Recently an unnamed NBA general manager was quoted as saying that sometimes his job is to understand the value of losing.  His point was that being a middle of the road team is not going to put you in a position to either win a championship or obtain a game-changing player in the draft by virtue of being really bad – so it might be in his best interest to field a team that would not be able to be very good in order to insure that a high draft pick would be forthcoming.

Mystery GM, I understand, but here’s the flip side to that:  some long-suffering fans of teams that have not tasted much success of late would love to see their teams claw their way into the playoffs.  Ask fans of the Pittsburgh Pirates…or for that matter, even the Knicks and Nets.  And yes, they may then get roasted and toasted by a top seed, but the fan base will have been energized…and you may see another path to the top. Some of the free agents that you think would never come to your small market may wind up taking another look.

VII.  Charles In Charge

First of all, I totally love Charles Barkley on Inside The NBA, which has been one of my favorite shows for years.  He is funnier, in my book, than some professional comedians and his analysis can be spot on.  But with all that said, what was up with his all-time teams?

Charles’ all-time greatest five were Michael Jordan, Oscar Robertson, Wilt Chamberlain, Kareem Abdul-Jabbar and Bill Russell. His second group was Kobe Bryant, LeBron James, Tim Duncan, Jerry West and Elgin Baylor.  Great players all, hard to argue with including any of them.  But then he goes on to state that people that would rate James over Kobe don’t give Kobe and his five rings enough respect. So therefore my question is this:  Where is Earvin “Magic” Johnson?  He’s not among the top ten players?  Really?  

He seems not to be alone. Jason Kidd went with John Stockton, MJ, Scottie Pippen, Duncan and Shaquille O’Neal – and Karl Malone chose Stockton, Oscar, Wilt, LeBron and Pippen as his all-time starting five. 

Give me Magic in there somewhere…and by the way, he has five rings as well.

Boston Strong

The SEVEN
5 November 2013

I.  Fear The Beard(s)

Congratulations to the Boston Red Sox on winning their third World Series out of the last ten seasons…after not winning for the previous 86 years…but who needs to bring that up now.  I suspect that had James Harden had any thoughts of getting a trim, they would have gone away last week after Game 6.

II.  Boston Mad Strong

And a special congratulations to a special player, Series MVP David Ortiz, who put on one of the greatest performances in World Series history. His play was such that had St. Louis come back to win the Series, Big Papi should have still been named MVP.  In the midst of the Series someone asked me if some New Yorkers don’t want to give Ortiz his props because he’s on the Red Sox, and the answer is a definite yes.  Big Papi is media friendly, a leader, and a larger-than-life superstar – everything New Yorkers would totally love were he hitting his Bombs in the Bronx.

III.  History Making 

David Ortiz might have been able to do better in today’s New York City mayoral election than Republican Joe Lhota, who according to all of the polling stands to get trounced by the future second Black mayor of New York, Bill de Blasio. Okay, Bill will not actually be the second Black mayor of New York, but he will be the first Democrat elected since the first Black mayor, David Dinkins – and his multicultural family looks like New York City.

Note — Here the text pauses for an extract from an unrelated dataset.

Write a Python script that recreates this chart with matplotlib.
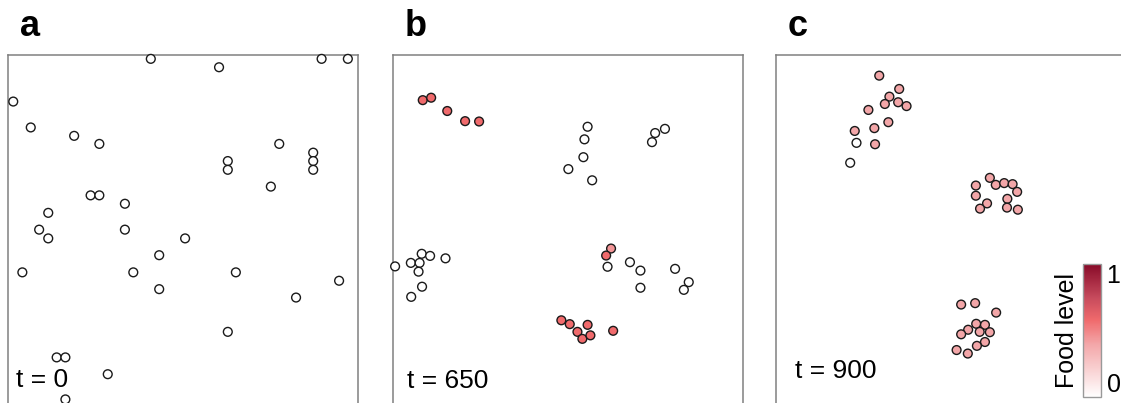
import numpy as np
import matplotlib.pyplot as plt
from matplotlib.colors import LinearSegmentedColormap

# agent positions (arena units 0-100) and food level for each snapshot
a_x = [40.8, 60.3, 89.6, 97.1, 1.5, 6.5, 18.9, 26.1, 77.5, 87.2, 87.2, 87.2,
       62.8, 62.8, 75.1, 23.6, 26.1, 33.4, 11.5, 8.9, 11.5, 33.4, 50.6, 43.2,
       4.1, 35.8, 65.1, 94.6, 43.2, 82.3, 62.8, 13.9, 16.4, 28.5, 16.4]
a_y = [98.9, 96.5, 98.9, 98.9, 86.7, 79.3, 76.9, 74.6, 74.6, 72.1, 69.7, 67.2,
       69.7, 67.2, 62.4, 59.9, 59.9, 57.5, 54.9, 50.1, 47.6, 50.1, 47.6, 42.8,
       37.9, 37.9, 37.9, 35.5, 33.1, 30.7, 20.9, 13.6, 13.6, 8.8, 1.6]
a_food = [0.0] * len(a_x)

b_x = [8.5, 10.9, 15.5, 20.6, 24.6, 62.3, 60.9,
       48.1, 50.5, 52.7, 54.1, 56.4, 55.6, 62.9,
       55.6, 54.7, 54.4, 50.1, 56.9, 74.0, 74.9, 77.7,
       0.6, 5.1, 7.6, 8.2, 10.6, 15.0, 7.3, 8.3, 5.2,
       61.3, 67.7, 70.7, 70.7, 80.6, 84.5, 83.1]
b_y = [87.1, 87.8, 84.0, 81.1, 81.0, 44.7, 42.7,
       24.2, 23.1, 20.9, 18.9, 19.9, 22.9, 21.2,
       79.5, 75.9, 70.8, 67.4, 64.2, 75.1, 77.7, 78.9,
       39.6, 40.6, 40.6, 43.2, 42.6, 41.9, 38.1, 33.8, 30.9,
       39.5, 40.8, 38.4, 33.5, 38.9, 35.1, 32.9]
b_food = [0.58, 0.58, 0.58, 0.58, 0.58, 0.45, 0.58,
          0.58, 0.58, 0.58, 0.58, 0.58, 0.58, 0.58] + [0.0] * 24

c_x = [29.5, 35.2, 32.4, 31.1, 34.9, 37.3, 26.4, 32.1, 28.1, 22.5, 28.3,
       23.0, 21.2,
       61.1, 62.8, 65.2, 67.6, 68.9, 57.1, 57.1, 66.1, 60.3, 58.3, 66.0, 69.1,
       52.9, 56.9, 62.9, 57.2, 59.7, 54.9, 58.2, 61.1, 52.9, 59.7, 57.4, 51.6, 54.8]
c_y = [94.1, 90.3, 88.1, 86.0, 86.5, 85.4, 84.3, 80.8, 79.1, 78.3, 74.5,
       74.9, 69.2,
       64.9, 62.9, 63.4, 63.1, 60.9, 62.7, 59.8, 58.9, 57.6, 56.1, 56.4, 55.8,
       28.7, 29.1, 26.4, 23.2, 22.9, 21.5, 20.9, 20.8, 20.2, 18.0, 16.9, 15.7, 14.7]
c_food = [0.4] * 11 + [0.0, 0.0] + [0.4] * 25

panels = [("a", "t = 0", a_x, a_y, a_food),
          ("b", "t = 650", b_x, b_y, b_food),
          ("c", "t = 900", c_x, c_y, c_food)]

food_cmap = LinearSegmentedColormap.from_list(
    "food", [(0, "#ffffff"), (0.4, "#f3a6a8"), (0.58, "#f06a6c"),
             (0.75, "#c64a5c"), (1, "#870a28")])

W, H = 1121, 403
fig = plt.figure(figsize=(W / 100, H / 100), dpi=100)
plt.rcParams['font.family'] = ['Liberation Sans', 'DejaVu Sans']

lefts = [8, 393, 776]
t_pos = [(0.023, 0.052), (0.039, 0.049), (0.054, 0.077)]
for (letter, tlabel, xs, ys, food), left, tp in zip(panels, lefts, t_pos):
    ax = fig.add_axes([left / W, -2 / H, 350 / W, 350 / H])
    sc = ax.scatter(xs, ys, c=food, cmap=food_cmap, vmin=0, vmax=1, s=40,
                    edgecolors="#1a1a1a", linewidths=1.0, zorder=3, clip_on=False)
    ax.set_xlim(0, 100)
    ax.set_ylim(0, 100)
    ax.set_xticks([])
    ax.set_yticks([])
    for sp in ax.spines.values():
        sp.set_color("#808080")
        sp.set_linewidth(1.1)
    ax.text(tp[0], tp[1], tlabel, transform=ax.transAxes, fontsize=19,
            va="baseline", ha="left")
    fig.text((left + 12) / W, (H - 36) / H, letter, fontsize=26,
             fontweight="bold", va="baseline", ha="left")

cax = fig.add_axes([1083.3 / W, (H - 397.3) / H, 17.7 / W, 133.3 / H])
cb = fig.colorbar(sc, cax=cax, ticks=[0, 1])
cb.outline.set_edgecolor("#999999")
cb.outline.set_linewidth(1.0)
cax.tick_params(length=0, labelsize=18, pad=4)
labels = cax.get_yticklabels()
labels[0].set_va("bottom")
labels[1].set_va("top")
cax.yaxis.set_label_position("left")
cax.set_ylabel("Food level", fontsize=18, labelpad=3)

fig.savefig("out.png", dpi=100)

On the other side of the Hudson River, Cory Booker – who at times during his tenure as mayor of Newark has also seemed larger-than-life when running into burning buildings, etc. – has become the first African-American to represent New Jersey in the Senate, and only the fourth African-American elected to the Senate since  Reconstruction.   My sense is that great things may be in the future for Sen. Booker.

IV.  Go Long

Last week the Philadelphia Eagles’ backup quarterback, Nick Foles, threw an NFL record-tying seven touchdown passes against the Oakland Raiders.  Former great Raider cornerbacks Lester Hayes and Mike Haynes would undoubtedly be turning over in their graves were they deceased; as it is, perhaps they should be hitting the gym in case they get a call before Sunday.

V.  Long Season

Two Miami losses in a row threatened to send Heat Nation into a frenzy.  Calm down, guys…it’s a long season, and Miami will be there as the end approaches – but one thing that may give you reason for concern is the fact that EVERYONE – from great teams to horrible teams, and all of those in between – has the Miami Heat game circled on their locker room calendars. The way these teams will be coming at the Heat could make it harder for them to secure the top playoff seed in the Eastern Conference – and were they to wind up with the second seed as opposed to the first,  it could pose a problem against teams like Brooklyn or Indiana.

VI.  Little Big Man

In the spring of 2004 a sixth-grader I knew quite well was asked, after making his middle school baseball team, who his favorite athlete was.  In the midst of several Derek Jeter and Alex Rodriguez answers among his teammates, his answer was Allen Iverson, clearly one of the biggest cultural icons in this country during the past twenty years, in addition to being one of the greatest guards in NBA history. Allen officially retired the other day, and I am only sorry that he did not have an opportunity to make his announcement at the beginning of a season in which he was an active player, and possibly then be the recipient of a Mariano Rivera-like farewell tour.  His career – which was far more than that infamous “practice” press conference – warranted that.

VII.  Going Up In Smoke

Toronto mayor Rob Ford just apologized to the citizens of his city for smoking crack, but does not intend to resign, instead saying that the next election should provide the chance for citizens to determine who should lead Toronto.  Kwame Kilpatrick has got to be turning over in his cell.